Mais ces choses, quoique graves, ont été cautionnées par tous, y compris par l’imam Mahmoud Dicko, qui tout en dénonçant et tout en se démarquant aujourd’hui à très bien profité du système. On se rappelle les 700 millions qu’il empochait et ses rendez-vous fréquents à Koulouba. A l’époque, il faisait semblant de dénoncer pour la crédibilité aux yeux de l’opinion, mais ne refusait guère ce qui est donné en dessous du boubou.

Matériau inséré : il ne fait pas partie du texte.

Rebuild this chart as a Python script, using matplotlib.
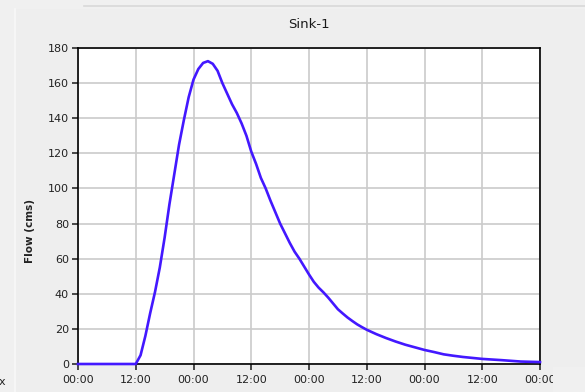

Aujourd’hui c’est vrai que les voix tonnantes du monument de l’indépendance rendent inaudible tout autre son contraire, mais les faits sont têtus et, l’histoire bien récente pour la jeter dans la poubelle. Dans le Mali sous IBK, personne n’est saint. Les gens peuvent user de malices pour profiter sans se mouiller, pour critiquer tout en bénéficiant, pour se démarquer à la dernière minute, au crépuscule du régime, pour revêtir l’habit de la virginité et de la renaissance pour compter et être aux premières loges du futur pouvoir. Stratégie de survie bien pensée, mais qui ne saurait tromper. En réalité, personne ne peut jeter la première pierre à IBK, parce que tous ont péché avec lui. Seulement, il était celui qui était là dès le début et qui a été le complice de chacun à un moment donné, se faisant dénominateur commun des fautes de tout le septennat. Et hormis la miséricorde du Seigneur, aucun malien sous l’ère IBK, fusse-t-il Imam n’est saint aux yeux de Dieu. Nous avons tous péché, ne serait-ce que par notre silence due à telle ou telle raison. Et ce ne sont pas quelques diatribes de temps à autres du HCI, diatribes de crédibilité, qui vont nous démentir. Nous devons donc nous asseoir pour discuter très sereinement, très sérieusement et très sincèrement de comment reprendre la gouvernance pour les trois prochaines années. Car avant tout, les maliens, y compris les nombreux manifestants du 05 juin, ne veulent point, et ne manifestent point pour un saut dans l’inconnu, un pays sans institutions, un navire sans gouvernail dans la tempête actuelle que traverse le Sahel. Les agendas cachés des uns et des autres, peuvent donc attendre. Le pays vaut plus que chacun d’entre nous et c’est le sauver envers et contre tout qui doit être notre seul souci.